__Source code of charts__.
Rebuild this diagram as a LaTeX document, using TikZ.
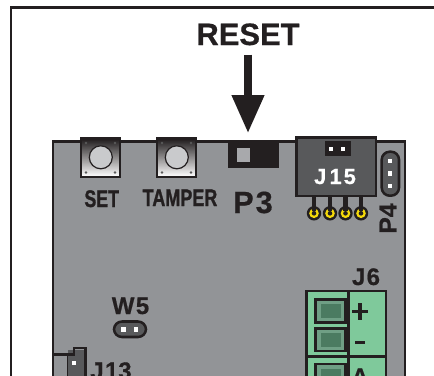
\documentclass[tikz,border=0pt]{standalone}
\usepackage{fontspec}
\setmainfont{Liberation Sans}
\newfontfamily\heavyface[FakeBold=1.4]{Liberation Sans Bold}
\newfontfamily\midface[FakeBold=0.6]{Liberation Sans Bold}
\usetikzlibrary{arrows.meta}
\definecolor{ink}{HTML}{231F20}
\definecolor{board}{HTML}{929497}
\definecolor{module}{HTML}{58595B}
\definecolor{termgreen}{HTML}{7FC99B}
\definecolor{termdark}{HTML}{4B7B61}
\definecolor{termbevel}{HTML}{6F9F85}
\definecolor{capgray}{HTML}{C9CACC}
\definecolor{pinyellow}{HTML}{F5D90A}
\newcommand{\pxfont}[1]{\fontsize{#1}{#1}\selectfont\midface}
\newcommand{\heavyfont}[1]{\fontsize{#1}{#1}\selectfont\heavyface}
\tikzset{
  frameline/.style={draw=ink,line width=2.2pt},
  boardbody/.style={fill=board,draw=ink,line width=2.2pt},
  lab/.style={text=ink,inner sep=0pt,anchor=base,font=\pxfont{18}},
  narrowlab/.style={text=ink,inner sep=0pt,anchor=base,font=\heavyfont{18}},
  hole/.style={fill=white,draw=none},
  pill/.style={fill=module,draw=ink,line width=1.9pt,rounded corners=6pt},
  termwell/.style={fill=termbevel,draw=ink,line width=2pt},
  termface/.style={fill=termdark,draw=none},
  greenblock/.style={fill=termgreen,draw=ink,line width=1.9pt},
  capdisc/.style={fill=capgray,draw=ink,line width=.9pt},
  capdot/.style={fill=gray!70!black,draw=none},
}
\newcommand{\terminal}[2]{%
  \draw[termwell] (315.7,#1) rectangle (345.7,#2);
  \fill[termface] (320.5,#1+4.5) rectangle (341,#2-4.5);}
\newcommand{\capswitch}[1]{%
  \foreach \row in {0,...,38} {
    \pgfmathtruncatemacro{\dark}{max(0,min(100,104-2.7*\row))}
    \fill[ink!\dark!white] (#1-19.5,138+\row) rectangle (#1+19.5,139.2+\row);
  }
  \draw[ink,line width=.8pt] (#1-19.5,138) rectangle (#1+19.5,177);
  \foreach \dx in {-14.5,14.5} \foreach \yy in {143,172.5}
    \fill[capdot] (#1+\dx,\yy) circle (1.3);
  \draw[capdisc] (#1+.3,157.3) circle (11.5);}
\begin{document}
\begin{tikzpicture}[x=.75pt,y=-.75pt]
\useasboundingbox (0,0) rectangle (434,375);
\clip (0,0) rectangle (434,375);
\fill[white] (0,0) rectangle (434,375);
% outer frame
\draw[frameline] (440,7.5) -- (11,7.5) -- (11,380);
% board
\draw[boardbody] (53,380) -- (53,141.5) -- (405,141.5) -- (405,380);
% RESET + arrow
\node[text=ink,inner sep=0pt,anchor=base,font=\pxfont{23.2}] (reset) at (248,45) {RESET};
\coordinate (tip) at (248,133);
\draw[ink,line width=5.5pt,shorten <=6.8pt,-{Triangle[length=28.5pt,width=23.3pt]}] (reset.south) -- (reset.south |- tip);
% tactile switches
\capswitch{100.5}
\capswitch{176.5}
\node[narrowlab] (set) at (101.7,207) {\scalebox{.74}[1]{SET}};
\node[narrowlab] (tamper) at (180,206) {\scalebox{.75}[1]{TAMPER}};
% P3
\fill[ink] (227.7,141) rectangle (279,167.7);
\fill[board!80!white] (236.7,147.7) rectangle (250,161.7);
\node[text=ink,inner sep=0pt,anchor=base,font=\pxfont{23}] (ptre) at (253,213) {P\kern1.5pt3};
% J15
\foreach \px in {314,330,345.5,361} {
  \fill[ink] (\px,213.3) circle (7.2);
  \fill[pinyellow] (\px,213.3) circle (4.8);
  \fill[ink] (\px,213.3) circle (2.3);
  \draw[ink,line width=3.7pt] (\px,195) -- (\px,211);
}
\draw[fill=module,draw=ink,line width=1.9pt] (296.7,137.5) rectangle (376,196);
\fill[ink] (325,141) rectangle (350.7,155.7);
\fill[hole] (329,146.5) rectangle (333,150.5);
\fill[hole] (341,146.5) rectangle (345,150.5);
\node[text=white,inner sep=0pt,anchor=base,font=\pxfont{16.4}] (jquindici) at (335,184) {J\kern2.5pt1\kern1.5pt5};
% P4
\draw[pill] (381.7,151.7) rectangle (399,195.7);
\foreach \yy in {161,173.7,186} \fill[hole] (387.7,\yy-2.3) rectangle (392.3,\yy+2.3);
\node[text=ink,inner sep=0pt,rotate=90,font=\pxfont{18.5}] (pquattro) at (388,218.5) {P4};
% J6 terminals
\node[lab] (jsei) at (366,285) {J\kern1pt6};
\draw[greenblock] (306.7,291) rectangle (386,356.7);
\draw[greenblock] (306.7,356.7) rectangle (386,385);
\draw[ink,line width=1.9pt] (348.7,291) -- (348.7,385);
\terminal{299.3}{322.3}
\terminal{328.3}{351}
\terminal{364}{387}
\fill[ink] (352,309.7) rectangle (368,313.3);
\fill[ink] (358.2,303) rectangle (361.8,320);
\fill[ink] (355,340.8) rectangle (365,344.2);
\node[lab] (terma) at (360,385) {A};
% W5
\node[lab] (wcinque) at (130.5,314) {W\kern1pt5};
\draw[pill,line width=1.9pt,rounded corners=6pt] (114,321.5) rectangle (146,337);
\fill[hole] (121.3,327) rectangle (125.7,331.5);
\fill[hole] (133.8,327) rectangle (138.2,331.5);
% J13
\fill[module] (68,350) -- (85,350) -- (85,380) -- (68,380) -- cycle;
\draw[ink,line width=1.9pt] (54,354.5) -- (74,354.5) -- (74,348) -- (85.5,348) -- (85.5,380);
\draw[ink,line width=1pt] (67.5,355) -- (67.5,380);
\fill[hole] (71.7,360.7) rectangle (76.3,365.3);
\node[lab] (jtredici) at (111,379) {J\kern1pt13};
\end{tikzpicture}
\end{document}
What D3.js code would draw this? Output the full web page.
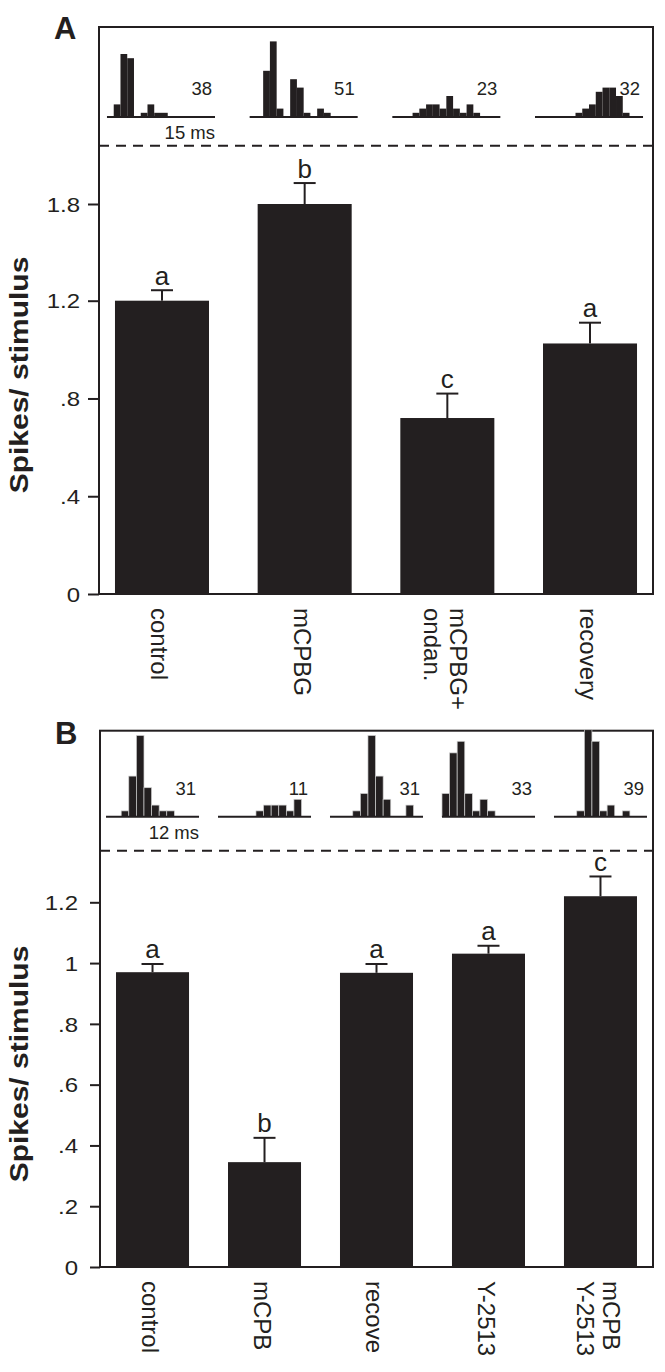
<!DOCTYPE html>
<html><head><meta charset="utf-8">
<script src="https://cdn.jsdelivr.net/npm/d3@7"></script>
<style>
body{margin:0;background:#fff}
svg{display:block}
text{font-family:"Liberation Sans",Arial,Helvetica,sans-serif;fill:#231f20}
</style>
</head><body><svg id="c" width="665" height="1372"></svg>
<script>
// ---------- Panel A data ----------
const catsA = [["control"], ["mCPBG"], ["mCPBG+", "ondan."], ["recovery"]];
const valsA = [1.2, 1.8, 0.72, 1.025];
const errsA = [0.065, 0.13, 0.10, 0.085];
const sigA = ["a", "b", "c", "a"];
const histA = [
  [0, 3, 15, 14, 0, 1, 3, 1, 1, 0, 0, 0, 0, 0, 0, 0],
  [0, 0, 11, 18, 2, 0, 9, 7, 1, 0, 2, 1, 0, 0, 0, 0],
  [0, 0, 0, 1, 2, 3, 3, 2, 5, 2, 1, 3, 1, 0, 0, 0],
  [0, 0, 0, 0, 0, 0, 1, 2, 3, 6, 7, 7, 5, 1, 0, 0]
];
const countsA = ["38", "51", "23", "32"];
const ticksA = [0, 0.4, 0.8, 1.2, 1.8];
const tickLabelsA = ["0", ".4", ".8", "1.2", "1.8"];

// ---------- Panel B data ----------
const catsB = [["control"], ["mCPB"], ["recove"], ["Y-2513"], ["mCPB", "Y-2513"]];
const valsB = [0.97, 0.345, 0.968, 1.031, 1.22];
const errsB = [0.027, 0.08, 0.029, 0.026, 0.065];
const sigB = ["a", "b", "a", "a", "c"];
const histB = [
  [0, 0, 1, 7, 14, 5, 2, 1, 1, 0, 0, 0],
  [0, 0, 0, 0, 0, 1, 2, 2, 2, 1, 3, 0],
  [0, 0, 0, 1, 4, 14, 7, 3, 0, 0, 2, 0],
  [4, 11, 13, 4, 1, 3, 1, 0, 0, 0, 0, 0],
  [0, 0, 0, 1, 15, 13, 1, 2, 0, 1, 0, 0]
];
const countsB = ["31", "11", "31", "33", "39"];
const ticksB = [0, 0.2, 0.4, 0.6, 0.8, 1, 1.2];
const tickLabelsB = ["0", ".2", ".4", ".6", ".8", "1", "1.2"];

const INK = "#231f20";
const svg = d3.select("#c");

function panel(cfg) {
  const g = svg.append("g");
  const n = cfg.cats.length;
  const x = d3.scaleBand().domain(d3.range(n))
    .range([cfg.left, cfg.right]).paddingInner(cfg.pIn).paddingOuter(cfg.pOut);
  const y = d3.scaleLinear().domain(cfg.yDomain).range(cfg.yRange);
  const cx = i => x(i) + x.bandwidth() / 2;

  // bars
  g.selectAll(".bar").data(cfg.vals).join("rect")
    .attr("x", (d, i) => x(i)).attr("width", x.bandwidth())
    .attr("y", d => y(d)).attr("height", d => y(0) - y(d))
    .attr("fill", INK);

  // error bars
  const eb = g.selectAll(".eb").data(cfg.vals).join("g")
    .attr("stroke", INK).attr("stroke-width", 2);
  eb.append("line")
    .attr("x1", (d, i) => cx(i)).attr("x2", (d, i) => cx(i))
    .attr("y1", d => y(d)).attr("y2", (d, i) => y(d + cfg.errs[i]));
  eb.append("line")
    .attr("x1", (d, i) => cx(i) - 11).attr("x2", (d, i) => cx(i) + 11)
    .attr("y1", (d, i) => y(d + cfg.errs[i])).attr("y2", (d, i) => y(d + cfg.errs[i]));

  // significance letters
  g.selectAll(".sig").data(cfg.vals).join("text")
    .attr("x", (d, i) => cx(i))
    .attr("y", (d, i) => y(d + cfg.errs[i]) - 5.5)
    .attr("text-anchor", "middle").style("font-size", "26px")
    .text((d, i) => cfg.sig[i]);

  // frame
  g.append("rect").attr("x", cfg.left).attr("y", cfg.top)
    .attr("width", cfg.right - cfg.left).attr("height", cfg.yRange[0] - cfg.top)
    .attr("fill", "none").attr("stroke", INK).attr("stroke-width", 2);
  g.append("line").attr("x1", cfg.left).attr("x2", cfg.right)
    .attr("y1", cfg.dashY).attr("y2", cfg.dashY)
    .attr("stroke", INK).attr("stroke-width", 2).attr("stroke-dasharray", "10,7");

  // y axis
  const ax = g.append("g").attr("transform", `translate(${cfg.left},0)`)
    .call(d3.axisLeft(y).tickValues(cfg.ticks).tickFormat((d, i) => cfg.tickLabels[i])
      .tickSize(cfg.tickLen).tickSizeOuter(0));
  ax.select(".domain").remove();
  ax.selectAll(".tick line").attr("stroke", INK).attr("stroke-width", 2);
  ax.selectAll(".tick text").attr("x", null).attr("dy", "0.36em")
    .attr("transform", `translate(${-cfg.labelGap},0) scale(1.2,1)`)
    .attr("fill", INK).style("font-size", "20px")
    .style("font-family", '"Liberation Sans",Arial,sans-serif');

  // y title
  g.append("text")
    .attr("transform", `translate(28,${cfg.titleY}) rotate(-90) scale(1.2,1)`)
    .attr("text-anchor", "middle").style("font-size", "25px").style("font-weight", "bold")
    .text("Spikes/ stimulus");

  // x category labels (rotated, reading downward)
  const xl = g.selectAll(".xl").data(cfg.cats).join("g")
    .attr("transform", (d, i) => `translate(${cx(i)},${cfg.yRange[0] + 14}) rotate(90)`);
  xl.each(function (lines) {
    const t = d3.select(this);
    lines.forEach((s, k) => {
      t.append("text").attr("x", 0)
        .attr("y", (k - (lines.length - 1) / 2) * 26.5 + 10.5)
        .style("font-size", "24px").text(s);
    });
  });

  // histograms
  cfg.hists.forEach((h, i) => {
    const hx = d3.scaleLinear().domain([0, cfg.binSpan])
      .range([x(i) - cfg.extL, x(i) + x.bandwidth() + cfg.extR]);
    const hy = d3.scaleLinear().domain([0, 1]).range([cfg.histBase, cfg.histBase - cfg.unit]);
    const bins = h.map((v, j) => ({ j, v })).filter(b => b.v > 0);
    const hg = g.append("g");
    hg.selectAll("rect").data(bins).join("rect")
      .attr("x", b => hx(b.j)).attr("width", hx(1) - hx(0))
      .attr("y", b => hy(b.v)).attr("height", b => hy(0) - hy(b.v))
      .attr("fill", INK).attr("stroke", cfg.sep ? "#cfcfcf" : "none").attr("stroke-width", 0.7);
    hg.append("line").attr("x1", hx(0)).attr("x2", hx(cfg.binSpan))
      .attr("y1", cfg.histBase).attr("y2", cfg.histBase)
      .attr("stroke", INK).attr("stroke-width", 2);
    hg.append("text").attr("x", hx(cfg.binSpan) - 3).attr("y", cfg.histBase - 22)
      .attr("text-anchor", "end").style("font-size", "18.5px").text(cfg.counts[i]);
    if (i === 0) {
      hg.append("text").attr("x", hx(cfg.binSpan)).attr("y", cfg.histBase + 22)
        .attr("text-anchor", "end").style("font-size", "18.5px").text(cfg.msLabel);
    }
  });

  // panel letter
  g.append("text").attr("x", cfg.letterX).attr("y", cfg.letterY)
    .style("font-size", "31px").style("font-weight", "bold").text(cfg.letter);
}

panel({
  cats: catsA, vals: valsA, errs: errsA, sig: sigA, hists: histA, counts: countsA,
  ticks: ticksA, tickLabels: tickLabelsA,
  left: 99, right: 653, top: 27, dashY: 145.7,
  yDomain: [0, 1.2, 1.8], yRange: [594, 300.7, 204],
  pIn: 0.341, pOut: 0.112, tickLen: 11, labelGap: 19, titleY: 375,
  histBase: 117, unit: 4.2, binSpan: 16, extL: 8, extR: 6, sep: false,
  msLabel: "15 ms", letter: "A", letterX: 54, letterY: 39
});
panel({
  cats: catsB, vals: valsB, errs: errsB, sig: sigB, hists: histB, counts: countsB,
  ticks: ticksB, tickLabels: tickLabelsB,
  left: 100, right: 653, top: 730.7, dashY: 850.7,
  yDomain: [0, 1.2], yRange: [1267, 902.3],
  pIn: 0.348, pOut: 0.143, tickLen: 10, labelGap: 22, titleY: 1064,
  histBase: 816.7, unit: 5.8, binSpan: 12.25, extL: 10, extR: 10, sep: true,
  msLabel: "12 ms", letter: "B", letterX: 55, letterY: 744
});
</script>
</body></html>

__Instruction__. All lines above with "this" in them should be returned.

__Result of the task__.
Rebuild this diagram as a LaTeX document, using TikZ.
What D3.js code would draw this? Output the full web page.
    const t = d3.select(this);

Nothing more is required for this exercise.